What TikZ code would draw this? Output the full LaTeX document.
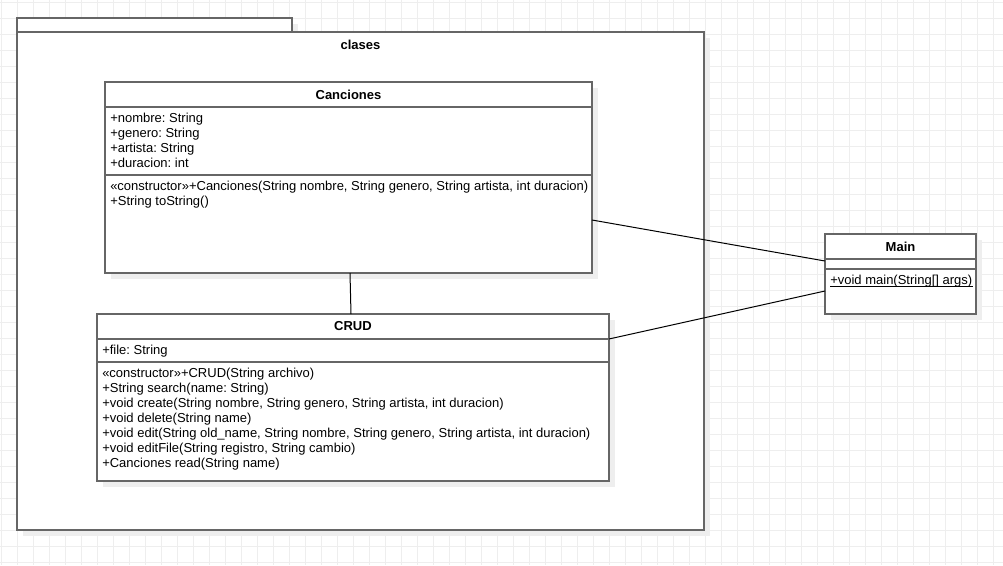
\documentclass[tikz,border=0pt]{standalone}
\usepackage{fontspec}
\setmainfont{Liberation Sans}
\usetikzlibrary{shadows}
\definecolor{umlgray}{HTML}{666666}
\definecolor{gridgray}{HTML}{EEEEEE}
\definecolor{shadowgray}{HTML}{EEEEEE}
\newcommand\px{0.75pt}
\frenchspacing

\begin{document}
\begin{tikzpicture}[x=0.75pt, y=-0.75pt,
    box/.style = {draw=umlgray, line width=1.1pt, fill=white, inner sep=0pt, outer sep=0pt,
                  drop shadow={shadow xshift=6*\px, shadow yshift=-6*\px, fill=shadowgray, opacity=1}},
    sep/.style = {draw=umlgray, line width=1.1pt},
    title/.style = {font=\fontsize{9.75}{11.25}\selectfont\bfseries, inner sep=0pt},
    members/.style = {anchor=base west, align=left, inner sep=0pt, font=\fontsize{9.75}{11.25}\selectfont},
    link/.style = {draw=black, line width=0.75pt}]

    \useasboundingbox[fill=white] (0,0) rectangle (1003,565);
    %grid
    \foreach \i in {0,...,62} \draw[gridgray, line width=0.75pt] (1+16*\i,0) -- (1+16*\i,565);
    \foreach \j in {0,...,35} \draw[gridgray, line width=0.75pt] (0,2.7+16*\j) -- (1003,2.7+16*\j);

    %package
    \node at (154.5,25) [box, minimum width=275*\px, minimum height=14*\px] (tab) {};
    \node at (360.5,281) [box, minimum width=687*\px, minimum height=498*\px] (clases) {};
    \node at (360.5,45) [title] (clases-t) {clases};

    %Canciones (members anchored at the baseline of their last line)
    \node at (348.5,177.5) [box, minimum width=487*\px, minimum height=191*\px] (canciones) {};
    \draw[sep] (105,107) -- (592,107);
    \draw[sep] (105,175) -- (592,175);
    \node at (348.5,94.5) [title] (canciones-t) {Canciones};
    \node at (110,167.5) [members] (canciones-a) {+nombre: String\\+genero: String\\+artista: String\\+duracion: int};
    \node at (110,205.5) [members] (canciones-m) {«constructor»+Canciones(String nombre, String genero, String artista, int duracion)\\+String toString()};

    %CRUD
    \node at (353,397.5) [box, minimum width=512*\px, minimum height=167*\px] (crud) {};
    \draw[sep] (97,339) -- (609,339);
    \draw[sep] (97,362) -- (609,362);
    \node at (353,326.5) [title] (crud-t) {CRUD};
    \node at (102,354.5) [members] (crud-a) {+file: String};
    \node at (102,467.5) [members] (crud-m) {«constructor»+CRUD(String archivo)\\+String search(name: String)\\+void create(String nombre, String genero, String artista, int duracion)\\+void delete(String name)\\+void edit(String old\_name, String nombre, String genero, String artista, int duracion)\\+void editFile(String registro, String cambio)\\+Canciones read(String name)};

    %Main
    \node at (900.5,274) [box, minimum width=151*\px, minimum height=80*\px] (main) {};
    \draw[sep] (825,259) -- (976,259);
    \draw[sep] (825,269) -- (976,269);
    \node at (900.5,246.5) [title] (main-t) {Main};
    \node at (830,284.5) [members] (main-m) {+void main(String[] args)};
    \draw[black, line width=0.75pt] ([yshift=-1.5*\px]main-m.base west) -- ([yshift=-1.5*\px]main-m.base east);

    %links
    \draw[link] ([xshift=1.5*\px]canciones.south) -- ([xshift=-2*\px]crud.north);
    \draw[link] ([yshift=-42.5*\px]canciones.east) -- ([yshift=13*\px]main.west);
    \draw[link] ([yshift=58.5*\px]crud.east) -- ([yshift=-17*\px]main.west);

\end{tikzpicture}
\end{document}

▬▬▬▬▬▬▬▬▬▬

Please transcribe the material above exactly as written. Leave the pictures out.

● EXERCISE ANSWER:
What TikZ code would draw this? Output the full LaTeX document.
\documentclass[tikz,border=0pt]{standalone}
\usepackage{fontspec}
\setmainfont{Liberation Sans}
\usetikzlibrary{shadows}
\definecolor{umlgray}{HTML}{666666}
\definecolor{gridgray}{HTML}{EEEEEE}
\definecolor{shadowgray}{HTML}{EEEEEE}
\newcommand\px{0.75pt}
\frenchspacing

\begin{document}
\begin{tikzpicture}[x=0.75pt, y=-0.75pt,
    box/.style = {draw=umlgray, line width=1.1pt, fill=white, inner sep=0pt, outer sep=0pt,
                  drop shadow={shadow xshift=6*\px, shadow yshift=-6*\px, fill=shadowgray, opacity=1}},
    sep/.style = {draw=umlgray, line width=1.1pt},
    title/.style = {font=\fontsize{9.75}{11.25}\selectfont\bfseries, inner sep=0pt},
    members/.style = {anchor=base west, align=left, inner sep=0pt, font=\fontsize{9.75}{11.25}\selectfont},
    link/.style = {draw=black, line width=0.75pt}]

    \useasboundingbox[fill=white] (0,0) rectangle (1003,565);
    %grid
    \foreach \i in {0,...,62} \draw[gridgray, line width=0.75pt] (1+16*\i,0) -- (1+16*\i,565);
    \foreach \j in {0,...,35} \draw[gridgray, line width=0.75pt] (0,2.7+16*\j) -- (1003,2.7+16*\j);

    %package
    \node at (154.5,25) [box, minimum width=275*\px, minimum height=14*\px] (tab) {};
    \node at (360.5,281) [box, minimum width=687*\px, minimum height=498*\px] (clases) {};
    \node at (360.5,45) [title] (clases-t) {clases};

    %Canciones (members anchored at the baseline of their last line)
    \node at (348.5,177.5) [box, minimum width=487*\px, minimum height=191*\px] (canciones) {};
    \draw[sep] (105,107) -- (592,107);
    \draw[sep] (105,175) -- (592,175);
    \node at (348.5,94.5) [title] (canciones-t) {Canciones};
    \node at (110,167.5) [members] (canciones-a) {+nombre: String\\+genero: String\\+artista: String\\+duracion: int};
    \node at (110,205.5) [members] (canciones-m) {«constructor»+Canciones(String nombre, String genero, String artista, int duracion)\\+String toString()};

    %CRUD
    \node at (353,397.5) [box, minimum width=512*\px, minimum height=167*\px] (crud) {};
    \draw[sep] (97,339) -- (609,339);
    \draw[sep] (97,362) -- (609,362);
    \node at (353,326.5) [title] (crud-t) {CRUD};
    \node at (102,354.5) [members] (crud-a) {+file: String};
    \node at (102,467.5) [members] (crud-m) {«constructor»+CRUD(String archivo)\\+String search(name: String)\\+void create(String nombre, String genero, String artista, int duracion)\\+void delete(String name)\\+void edit(String old\_name, String nombre, String genero, String artista, int duracion)\\+void editFile(String registro, String cambio)\\+Canciones read(String name)};

    %Main
    \node at (900.5,274) [box, minimum width=151*\px, minimum height=80*\px] (main) {};
    \draw[sep] (825,259) -- (976,259);
    \draw[sep] (825,269) -- (976,269);
    \node at (900.5,246.5) [title] (main-t) {Main};
    \node at (830,284.5) [members] (main-m) {+void main(String[] args)};
    \draw[black, line width=0.75pt] ([yshift=-1.5*\px]main-m.base west) -- ([yshift=-1.5*\px]main-m.base east);

    %links
    \draw[link] ([xshift=1.5*\px]canciones.south) -- ([xshift=-2*\px]crud.north);
    \draw[link] ([yshift=-42.5*\px]canciones.east) -- ([yshift=13*\px]main.west);
    \draw[link] ([yshift=58.5*\px]crud.east) -- ([yshift=-17*\px]main.west);

\end{tikzpicture}
\end{document}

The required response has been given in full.